Even more striking are the multicoloured, knitted woollen sleeves he’s conceived for the large-format bottles. They look cosy and enveloping, the very thing you’d think of to protect a precious bottle. But there’s far more. They have the Serpentine’s ‘mysterious human forms and fantastical beasts’ – you can see a round, staring eye, the hint of a face. They seem to be both inviting and on guard.

Artist Pascale Marthine Tayou
Tayou was commissioned to 'capture the spirit' of Ornellaia's 2022 vintage

‘I used materials that would push me and even techniques that would push me,’ Tayou says. ‘I wanted to dress the bottles with as much love as I could.’

His theme, as he’s reiterated in interviews, is the universality of the human condition. He returns again and again to the idea of human resilience. He describes the ‘determination’ to create a wine and all it goes with – to foster un rapport de convivialité – as ‘a form of commitment, of courage. It could even be related to resilience, resistance.’
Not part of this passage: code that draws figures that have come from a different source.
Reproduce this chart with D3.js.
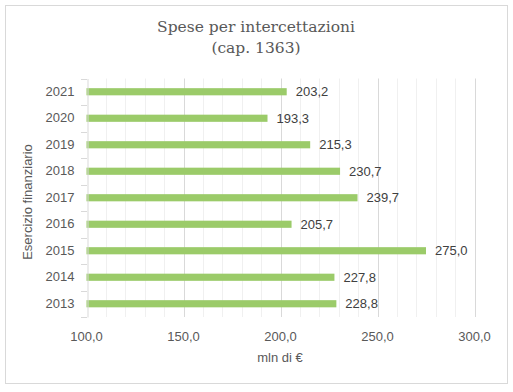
<!DOCTYPE html>
<html>
<head>
<meta charset="utf-8">
<script src="https://cdn.jsdelivr.net/npm/d3@7"></script>
<style>
  body { margin: 0; background: #fff; }
  text { font-family: "Liberation Sans", Arial, sans-serif; }
  text.title { font-family: "DejaVu Serif", "Liberation Serif", serif; }
</style>
</head>
<body>
<div id="chart"></div>
<script>
var width = 513,
    height = 392;

// data
var years = ["2013", "2014", "2015", "2016", "2017", "2018", "2019", "2020", "2021"];
var spese = [228.8, 227.8, 275.0, 205.7, 239.7, 230.7, 215.3, 193.3, 203.2];
var xTicks = [100, 150, 200, 250, 300];
var minorTicks = d3.range(100, 301, 10);

var titleLines = ["Spese per intercettazioni", "(cap. 1363)"];
var yTitle = "Esercizio finanziario",
    xTitle = "mln di €";

var margin = {left: 86.5, right: 474.5, top: 78.5, bottom: 317};

var fmt = function(v) { return d3.format(".1f")(v).replace(".", ","); };

var svg = d3.select("#chart").append("svg")
  .attr("width", width)
  .attr("height", height);

svg.append("rect")
  .attr("x", 5.5).attr("y", 5.5)
  .attr("width", 502).attr("height", 378)
  .attr("fill", "#fff")
  .attr("stroke", "#d9d9d9");

var x = d3.scaleLinear()
  .domain([100, 300])
  .range([margin.left, margin.right]);

var y = d3.scaleBand()
  .domain(years.slice().reverse())
  .range([margin.top, margin.bottom])
  .paddingInner(0.73)
  .paddingOuter(0.365);

// gridlines
svg.append("g").selectAll("line.minor")
  .data(minorTicks.filter(function(d) { return d % 50 != 0; }))
  .join("line")
  .attr("x1", function(d) { return Math.round(x(d)) + 0.5; })
  .attr("x2", function(d) { return Math.round(x(d)) + 0.5; })
  .attr("y1", margin.top).attr("y2", margin.bottom)
  .attr("stroke", "#f0f0f0");

svg.append("g").selectAll("line.major")
  .data(xTicks.slice(1))
  .join("line")
  .attr("x1", function(d) { return Math.round(x(d)) + 0.5; })
  .attr("x2", function(d) { return Math.round(x(d)) + 0.5; })
  .attr("y1", margin.top).attr("y2", margin.bottom)
  .attr("stroke", "#d9d9d9");

// bars
var rows = years.map(function(yr, i) { return {year: yr, value: spese[i]}; });

svg.append("g").selectAll("rect")
  .data(rows)
  .join("rect")
  .attr("x", x(100))
  .attr("y", function(d) { return y(d.year); })
  .attr("width", function(d) { return x(d.value) - x(100); })
  .attr("height", y.bandwidth())
  .attr("fill", "#9bcb69");

svg.append("g").selectAll("text")
  .data(rows)
  .join("text")
  .attr("x", function(d) { return x(d.value) + 9; })
  .attr("y", function(d) { return y(d.year) + y.bandwidth() / 2; })
  .attr("dy", "0.35em")
  .attr("font-size", 13)
  .attr("fill", "#404040")
  .text(function(d) { return fmt(d.value); });

// y axis
var yAxis = svg.append("g")
  .attr("transform", "translate(" + (Math.round(margin.left) + 0.5) + ",0)")
  .call(d3.axisLeft(y).tickSize(0).tickPadding(13));
yAxis.select(".domain").attr("stroke", "#d9d9d9");
yAxis.selectAll("text").attr("font-size", 13).attr("fill", "#595959");

var step = y.step();
svg.append("g").selectAll("line")
  .data(d3.range(years.length + 1))
  .join("line")
  .attr("x1", 81).attr("x2", 87)
  .attr("y1", function(i) { return Math.round(margin.top + i * step) + 0.5; })
  .attr("y2", function(i) { return Math.round(margin.top + i * step) + 0.5; })
  .attr("stroke", "#d9d9d9");

// x tick labels
svg.append("g").selectAll("text")
  .data(xTicks)
  .join("text")
  .attr("x", function(d) { return x(d); })
  .attr("y", 336)
  .attr("dy", "0.35em")
  .attr("text-anchor", "middle")
  .attr("font-size", 13)
  .attr("fill", "#595959")
  .text(fmt);

// axis titles
svg.append("text")
  .attr("x", 280).attr("y", 357)
  .attr("dy", "0.35em")
  .attr("text-anchor", "middle")
  .attr("font-size", 13)
  .attr("fill", "#595959")
  .text(xTitle);

svg.append("text")
  .attr("transform", "translate(27,202) rotate(-90)")
  .attr("dy", "0.35em")
  .attr("text-anchor", "middle")
  .attr("font-size", 13)
  .attr("fill", "#595959")
  .text(yTitle);

// title
svg.append("g").selectAll("text")
  .data(titleLines)
  .join("text")
  .attr("class", "title")
  .attr("x", 256)
  .attr("y", function(d, i) { return 27 + i * 21; })
  .attr("dy", "0.35em")
  .attr("text-anchor", "middle")
  .attr("font-size", 15.5)
  .attr("fill", "#595959")
  .text(function(d) { return d; });
</script>
</body>
</html>
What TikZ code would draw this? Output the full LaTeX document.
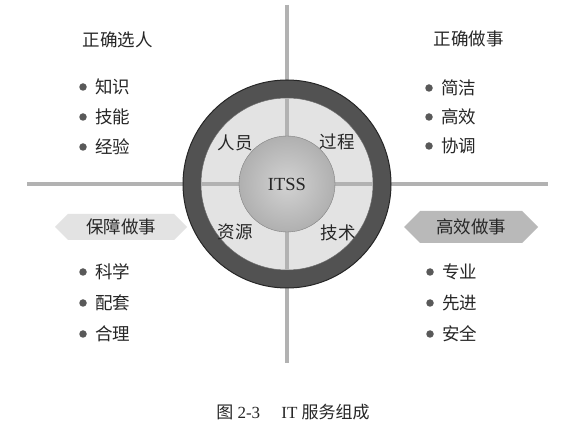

There’s something timeless and un-categorisable about Tayou. In the mid-1990s (then called Jean Apollinaire Tayou), he gave up law studies at the University of Yaoundé in Cameroon to devote himself to art. He deliberately feminised his name because he ‘wanted symbolically to underline that there is no comparison between the genders, that there is a form of fusion between people,’ he said in 2022. ‘Of course, there can be a difference, but it is important that there is the fusion of these differences.’

He’s like the seer Tiresias in The Waste Land, ‘throbbing between two lives’. He’s also fascinated by the fact that Pascale means Easter; just as Easter is a time of renewal, so, ‘every day is to start into light, starting a new life’.

One of the woollen sleeves Tayou created for Ornellaia's large-format bottles

If I’ve painted Tayou as some sort of fey, riddling oracle, let me assure you there’s nothing otherworldly about him. Nearing 60, he’s a solid-looking, courteous, cheerful presence on my screen, quick to smile, ready to talk about Cameroonian football, but perfectly serious in trying to explain the ineffable.

He makes a good fist of it but in the end the works speak for themselves. That flower growing out of a red rock is as eloquent a symbol of resilience as a thousand words; the mysterious woolly guardians of the imperial (six-litre) and salmanazar (nine-litre) bottles show another facet of the human condition besides resilience: the need to nurture and protect, to offer a safe harbour. And there’s a certain sadness – the rock flower is alone in the desert, after all. Tayou (I didn’t ask him this) might well admit that he’s worried perhaps we’re all too fragile.

On the wall behind him is one of his works, a dark background on fabric with constellations of light. It’s about space, he says. I don’t fully catch what he says next (after a long pause as he thinks about how he can describe it), but it sounds like, ‘it’s about the human patient’.

The human patient, I say. Another substantial pause.

‘Yes, People who get up every day and they think about treasure, and sometimes they don’t really understand that the treasure is themselves.’

A selection of the large-format bottles (including the sole nine-litre bottle) were auctioned online via a Bonhams auction between 12-24 June. A donation from the proceeds of the auction was made to the Solomon R. Guggenheim Foundation to support the upcoming exhibition Collection in Focus: Modern European Currents, which opens on 15 July at the Guggenheim in New York.